Akpa Oroma resolves these three failures at the protocol level. A zk-proof of reserves means a town union can prove it has ₦50 million without showing a single person’s wallet. Installment payout bonding means the person who “collects and disappears” is coded out of existence.
Now, look at this through the lens of defense. If Abuja raises the fuel tax, your market women’s co-op still has mathematically enforced liquidity. If the Naira loses twelve percent this quarter, your community treasury can hold part of its reserves in Bitcoin via citrea_xyz and prove it without doxxing a single member. If a local member is captured, the diaspora layer can still fund the local project because the proof is on-chain, not in his desk drawer.
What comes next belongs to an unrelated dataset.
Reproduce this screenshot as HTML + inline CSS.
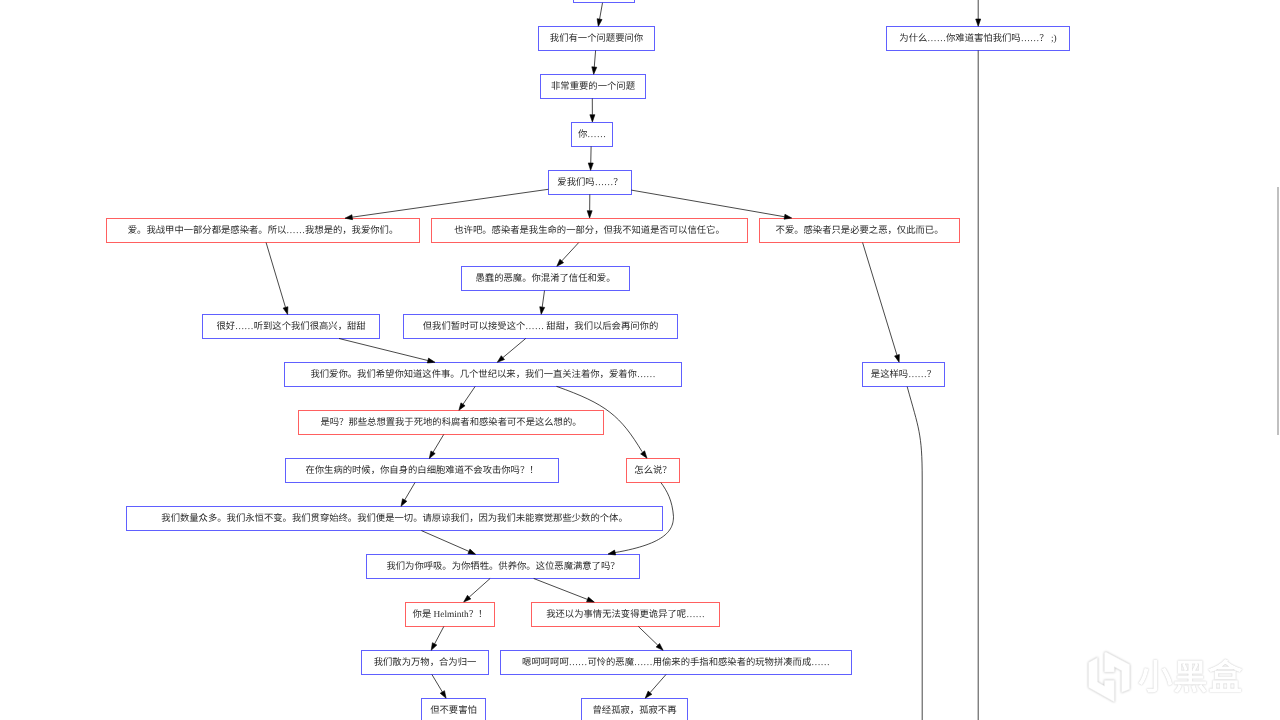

That is exit without exile.
African-Grade Sovereignty
We are not picking this stack because it is trendy. We are picking it because African politics does not respect weak settlement. Naira balances can be frozen. Local bank ledgers can be “reviewed.” Mobile money can be pressured. Bitcoin settlement is final. Anchoring on it provides a layer of African-grade sovereignty.
But Bitcoin alone is not enough.
We need the programmability of Ethereum to write our esusu(ROSCA) logic and the privacy of zero-knowledge proofs so our people can organize without painting a target on their backs. This is why we build on Citrea. It gives us Bitcoin-grade finality, Ethereum-level programmability, and a ZK-layer for privacy.
This combination is what lets us translate an ancient financial grammar into an uncorruptible, border-spanning cooperative treasury. It is the meeting point of ancestral wisdom and mathematical proof.
The Arc of Sovereignty
First, Igbo Network State (Cloud Igboland). This is the narrative layer, the unification of Aku ruo ulo and Onye aghana nwanne ya on X, WhatsApp, and diaspora podcasts. This is where unification actually happens. Not in Awka, Aba, Abakiliki, Onitsha, not in Enugu Government House. In the cloud.
Second, the Financial Subsystem. This is Akpa Oroma. Every village union, trade guild, and diaspora circle gets the same transparent, zk-protected savings tool. Every contribution becomes on-chain proof of belonging. Every on-time payment becomes portable reputation. This is where trust stops decaying. This is where a mechanic in Aba and a nurse in Dallas can be in the same pool.
Third, Territorialization. Once you can prove ₦50 million in ten different treasuries, three thousand unique contributing wallets, and twelve months of reputational integrity, you can acquire land without begging the state. You do not show up as a “group of people.” You show up as a digitally coherent economic entity with hard proofs.
This is how the cloud conquers land. Not by marching, but by showing a level of solvency and cohesion the state cannot fake.
The Protocol Defense
What is happening in Nigeria is not random fiscal chaos. It is a consolidation of power through economic pain. When a people become famous for “we can survive anything,” there is always someone in the background asking, “How much more can they survive?” Our answer must be: no more. But we will not shout it. We will build it.
We will build Akpa Oroma so that every esusu is provable. We will build the Igbo Network State so that every clan and creative hub lives in one digital commonwealth. We will build on Citrea so that our proofs sit on Bitcoin’s stone, not on somebody’s spreadsheet.
We will let the cloud anchor on the land. Slowly, visibly, verifiably.
Because if the elites insist on playing offense with policy, we will play defense with protocol.
And in the long arc of African history, it is always the protocol that outlives the palace.